## What you should do
Your copy should be exact, beginning at the line containing "Convert this diagram to TikZ code." and ending at the line containing "minimum width=199pt, minimum", with both lines kept and every picture dropped.

— Start Records for the exercise —

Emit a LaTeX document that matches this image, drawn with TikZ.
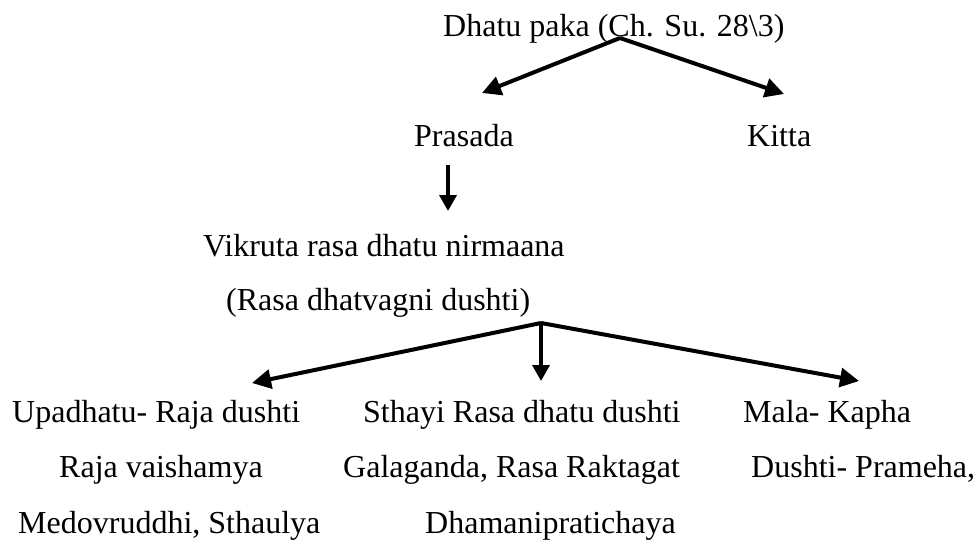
\documentclass[tikz,border=0pt]{standalone}
\usepackage{fontspec}
\setmainfont{Liberation Serif}
\usetikzlibrary{arrows.meta}
\begin{document}
\begin{tikzpicture}[x=1pt,y=-1pt,
  txt/.style={anchor=base west,inner sep=0pt,font=\fontsize{32}{38}\selectfont},
  arr/.style={line width=4pt,-{Triangle[length=19pt,width=19pt]}},
  varr/.style={line width=3.6pt,-{Triangle[length=16pt,width=17pt]}}]
\useasboundingbox (0,0) rectangle (976,541);
\node[txt] (dhatu) at (443,36) {Dhatu paka (Ch. Su. 28\textbackslash 3)};
\node[txt] (prasada) at (414,146) {Prasada};
\node[txt] (kitta) at (747,146) {Kitta};
\node[txt] (vikruta) at (203,256) {Vikruta rasa dhatu nirmaana};
\node[txt] (rasa) at (226,310) {(Rasa dhatvagni dushti)};
\node[txt] (upa) at (12,422) {Upadhatu- Raja dushti};
\node[txt] (raja) at (59,477) {Raja vaishamya};
\node[txt] (medo) at (18,533) {Medovruddhi, Sthaulya};
\node[txt] (sthayi) at (363,422) {Sthayi Rasa dhatu dushti};
\node[txt] (gala) at (343,477) {Galaganda, Rasa Raktagat};
\node[txt] (dham) at (425,533) {Dhamanipratichaya};
\node[txt] (mala) at (743,422) {Mala- Kapha};
\node[txt] (dushti) at (751,477) {Dushti- Prameha,};
\coordinate (topfork) at (620,38);
\coordinate (prasadain) at (482,93);
\coordinate (kittain) at (784,94);
\coordinate (prasadaout) at (448,165);
\coordinate (vikrutain) at (448,211);
\coordinate (botfork) at (541,323);
\coordinate (upain) at (252,383);
\coordinate (sthayiin) at (541,381);
\coordinate (malain) at (859,381);
\draw[arr] (topfork) -- (prasadain);
\draw[arr] (topfork) -- (kittain);
\draw[varr] (prasadaout) -- (vikrutain);
\draw[arr] (botfork) -- (upain);
\draw[varr] (botfork) -- (sthayiin);
\draw[arr] (botfork) -- (malain);
\end{tikzpicture}
\end{document}
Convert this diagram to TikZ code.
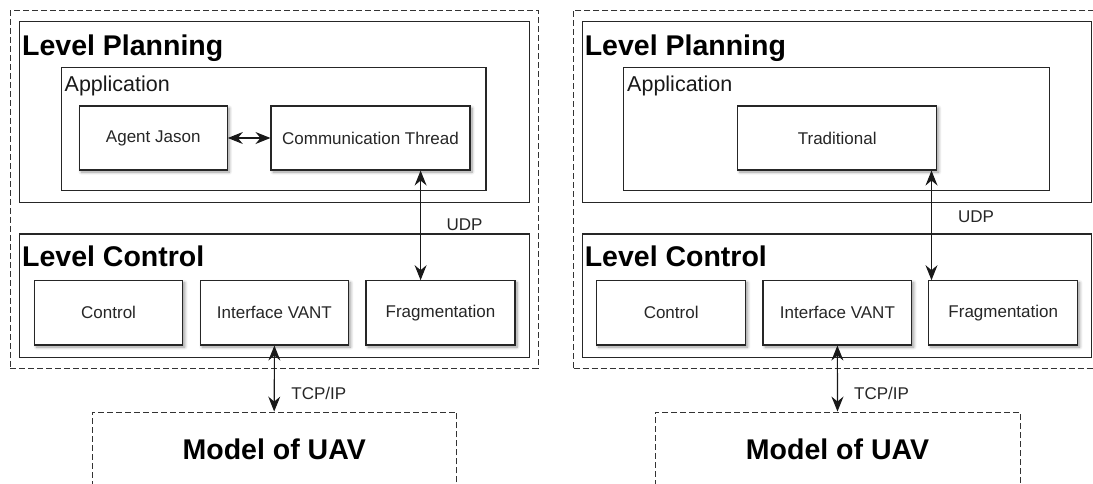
\documentclass[tikz,border=0pt]{standalone}
\usepackage{fontspec}
\setmainfont{Liberation Sans}
\usetikzlibrary{arrows.meta,shadows.blur}

\tikzset{
  frame/.style={draw=black!85, line width=1.1pt, inner sep=0pt},
  outerdash/.style={draw=black!80, line width=0.9pt, dash pattern=on 6pt off 3pt, inner sep=0pt},
  unit/.style={draw=black!85, line width=1.1pt, fill=white, inner sep=0pt,
    blur shadow={shadow xshift=2pt, shadow yshift=-2pt, shadow blur radius=3pt,
                 shadow blur steps=8, shadow opacity=40},
    font=\fontsize{17}{20}\selectfont, text=black!85},
  title/.style={anchor=base west, inner sep=0pt, font=\bfseries\fontsize{28.5}{32}\selectfont},
  subtitle/.style={anchor=base west, inner sep=0pt, font=\fontsize{21.5}{24}\selectfont, text=black!90},
  proto/.style={inner sep=0pt, font=\fontsize{17}{20}\selectfont, text=black!85},
  link/.style={draw=black!90, line width=1.1pt,
    {Stealth[length=15pt,width=12pt,inset=5pt]}-{Stealth[length=15pt,width=12pt,inset=5pt]}},
  model/.style={outerdash, font=\bfseries\fontsize{28.5}{32}\selectfont},
}

\begin{document}
\begin{tikzpicture}[x=1pt,y=-1pt]
\useasboundingbox (0,0) rectangle (1093,483);
\clip (0,0) rectangle (1093,483);

% ---------------- left stack: agent based ----------------
\node[outerdash, minimum width=527.6pt, minimum height=358pt] (outerL) at (274.2,189) {};
\node[frame, minimum width=509.9pt, minimum height=180.6pt] (lpL) at (274.75,112) {};
\node[title] (lpLt) at (22,55) {Level Planning};
\node[frame, minimum width=424.5pt, minimum height=123pt] (appL) at (273.75,129.2) {};
\node[subtitle] (appLt) at (64.5,91.7) {Application};
\node[unit, minimum width=148.1pt, minimum height=64pt] (agent) at (153.25,138) {Agent Jason};
\node[unit, minimum width=199pt, minimum height=64pt] (comm) at (370.5,138) {Communication Thread};

\node[frame, minimum width=509.9pt, minimum height=123.7pt] (lcL) at (274.75,295.85) {};
\node[title] (lcLt) at (22,266) {Level Control};
\node[unit, minimum width=148.4pt, minimum height=64.3pt] (ctrlL) at (108.6,312.85) {Control};
\node[unit, minimum width=148.4pt, minimum height=64.3pt] (ifaceL) at (274.4,312.85) {Interface VANT};
\node[unit, minimum width=149pt, minimum height=64.3pt] (fragL) at (440.5,312.85) {Fragmentation};

\node[model, minimum width=364.4pt, minimum height=75pt] (modelL) at (274.2,449.5) {Model of UAV};

\coordinate (udpL) at (420.6,0);
\draw[link] (agent.east) -- (comm.west);
\draw[link] (comm.south -| udpL) -- (fragL.north -| udpL);
\node[proto] (udpLt) at (464.5,225) {UDP};
\draw[link] (ifaceL.south) -- (modelL.north);
\node[proto, anchor=base] (tcpLt) at (318.8,399) {TCP/IP};

% ---------------- right stack: traditional ----------------
\node[outerdash, minimum width=531.4pt, minimum height=358pt] (outerR) at (839.3,189) {};
\node[frame, minimum width=509.1pt, minimum height=180.6pt] (lpR) at (836.95,112) {};
\node[title] (lpRt) at (584.6,55) {Level Planning};
\node[frame, minimum width=425.9pt, minimum height=123pt] (appR) at (836.55,129.2) {};
\node[subtitle] (appRt) at (627,91.7) {Application};
\node[unit, minimum width=198.8pt, minimum height=64pt] (trad) at (837.2,138) {Traditional};

\node[frame, minimum width=509.1pt, minimum height=123.7pt] (lcR) at (836.95,295.85) {};
\node[title] (lcRt) at (584.6,266) {Level Control};
\node[unit, minimum width=148.9pt, minimum height=64.3pt] (ctrlR) at (671.15,312.85) {Control};
\node[unit, minimum width=148.8pt, minimum height=64.3pt] (ifaceR) at (837.4,312.85) {Interface VANT};
\node[unit, minimum width=148.9pt, minimum height=64.3pt] (fragR) at (1003.25,312.85) {Fragmentation};

\node[model, minimum width=365pt, minimum height=75pt] (modelR) at (837.5,449.5) {Model of UAV};

\coordinate (udpR) at (931.5,0);
\draw[link] (trad.south -| udpR) -- (fragR.north -| udpR);
\node[proto] (udpRt) at (976,216.7) {UDP};
\draw[link] (ifaceR.south) -- (modelR.north);
\node[proto, anchor=base] (tcpRt) at (881.5,399) {TCP/IP};
\end{tikzpicture}
\end{document}
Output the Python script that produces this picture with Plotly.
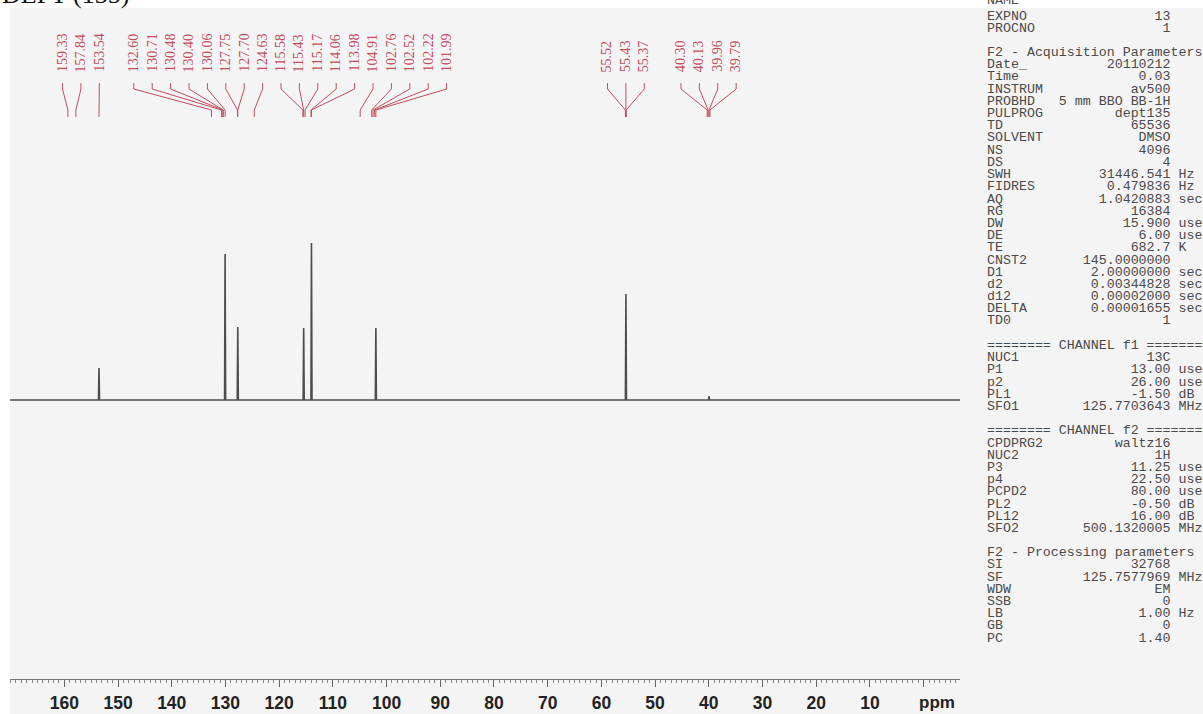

— End Records for the exercise —

## Exercise result
Convert this diagram to TikZ code.
\documentclass[tikz,border=0pt]{standalone}
\usepackage{fontspec}
\setmainfont{Liberation Sans}
\usetikzlibrary{arrows.meta,shadows.blur}

\tikzset{
  frame/.style={draw=black!85, line width=1.1pt, inner sep=0pt},
  outerdash/.style={draw=black!80, line width=0.9pt, dash pattern=on 6pt off 3pt, inner sep=0pt},
  unit/.style={draw=black!85, line width=1.1pt, fill=white, inner sep=0pt,
    blur shadow={shadow xshift=2pt, shadow yshift=-2pt, shadow blur radius=3pt,
                 shadow blur steps=8, shadow opacity=40},
    font=\fontsize{17}{20}\selectfont, text=black!85},
  title/.style={anchor=base west, inner sep=0pt, font=\bfseries\fontsize{28.5}{32}\selectfont},
  subtitle/.style={anchor=base west, inner sep=0pt, font=\fontsize{21.5}{24}\selectfont, text=black!90},
  proto/.style={inner sep=0pt, font=\fontsize{17}{20}\selectfont, text=black!85},
  link/.style={draw=black!90, line width=1.1pt,
    {Stealth[length=15pt,width=12pt,inset=5pt]}-{Stealth[length=15pt,width=12pt,inset=5pt]}},
  model/.style={outerdash, font=\bfseries\fontsize{28.5}{32}\selectfont},
}

\begin{document}
\begin{tikzpicture}[x=1pt,y=-1pt]
\useasboundingbox (0,0) rectangle (1093,483);
\clip (0,0) rectangle (1093,483);

% ---------------- left stack: agent based ----------------
\node[outerdash, minimum width=527.6pt, minimum height=358pt] (outerL) at (274.2,189) {};
\node[frame, minimum width=509.9pt, minimum height=180.6pt] (lpL) at (274.75,112) {};
\node[title] (lpLt) at (22,55) {Level Planning};
\node[frame, minimum width=424.5pt, minimum height=123pt] (appL) at (273.75,129.2) {};
\node[subtitle] (appLt) at (64.5,91.7) {Application};
\node[unit, minimum width=148.1pt, minimum height=64pt] (agent) at (153.25,138) {Agent Jason};
\node[unit, minimum width=199pt, minimum height=64pt] (comm) at (370.5,138) {Communication Thread};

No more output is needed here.